I like peanut butter cookies, but the recipe I usually use came from my 7th grade home ec class! I like my cookies slightly chewy, but also slightly crunchy. A tall order, I know. For a few weeks, I’ve been meaning to make some cookies as a thank you for a friend and his favorite is peanut butter. I finally got around to it and decided I would use Martha’s recipe from her cookie cookbook.
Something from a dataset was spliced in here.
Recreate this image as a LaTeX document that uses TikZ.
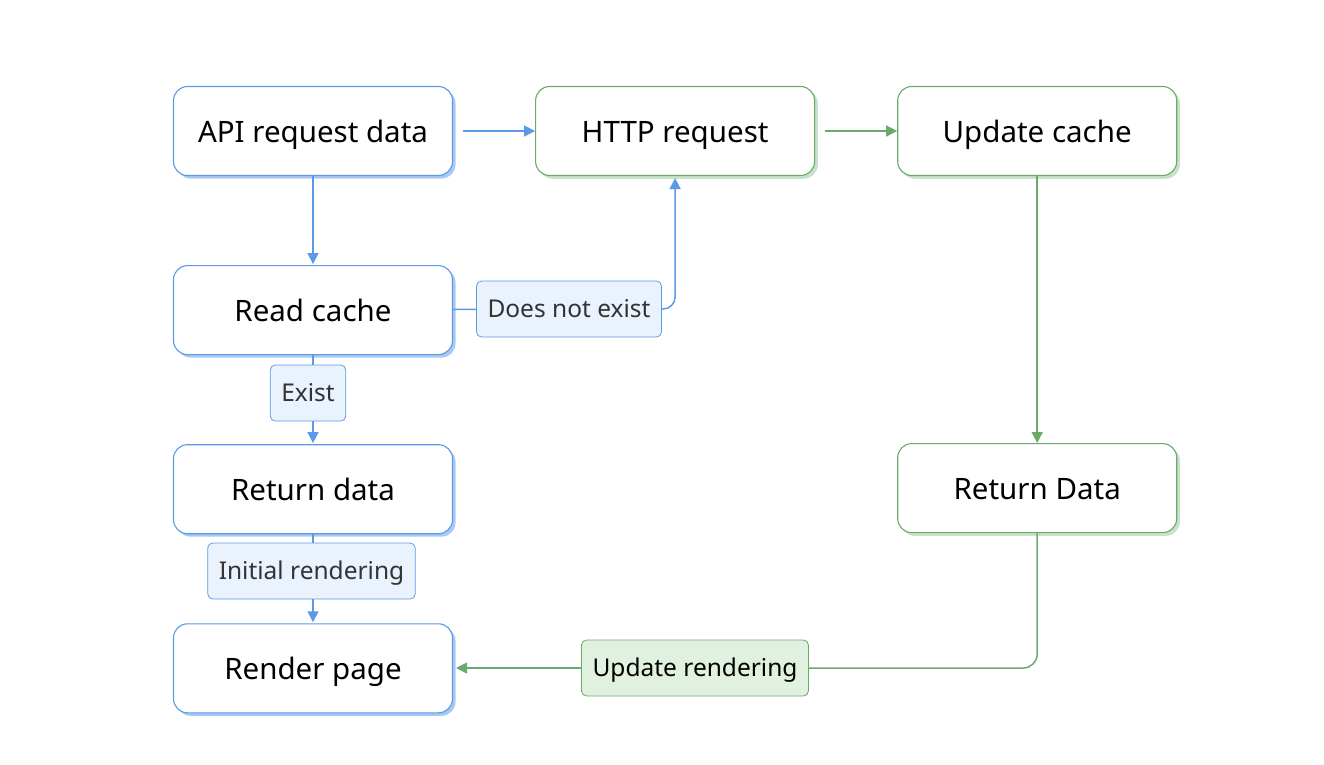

The dough was quite sticky (and I’m surprised Martha did not say to refrigerate it since it seems she ALWAYS says to refrigerate cookie dough!). The cookie method making was quite different than what I am used to. I usually roll mine, dip the top in sugar then cross hatch with a fork. Martha says to drop the dough on the sheet, press it with the bottom of a glass, then crosshatch. This did not go smoothly! I had to dip the glass in flour after each one. Then the fork was getting mushed up, so I ended up having to dip the fork in flour each time as well, so it was time-consuming. The cookies were very sandy, but had a good flavor. The recipe was for creamy PB but then had you add in some chopped peanuts. I prefer to just use crunchy PB in my cookies. I would definitely stick with my own home ec PB cookie recipe, which has stood the test of time (thanks Mrs. Belmondo!):
1/2 cup unsalted butter
1/2 cup crunchy peanut butter
1/2 cup sugar
1/2 cup brown sugar
1/2 tsp vanilla
1 1/4 cup flour
1/2 tsp baking powder
3/4 tsp baking soda
1/4 tsp salt
Preheat oven to 375. Cream butter, sugars and peanut butter. Add egg and vanilla. Add dry ingredients. Roll into balls, dip in sugar, and crosshatch with a fork. Bake for 10 minutes.
At the bottom of my original home ec recipe is handwritten this (in a handwriting that is still familiar to me):
“Take out of oven and put in bag. Take them to school and give to Beth.” My best friend through much of jr high and high school, Beth Creighton wrote that and this recipe always makes me think of her. We’ve lost touch over the years, but I still have fond feelings for her and hope she has a happy life.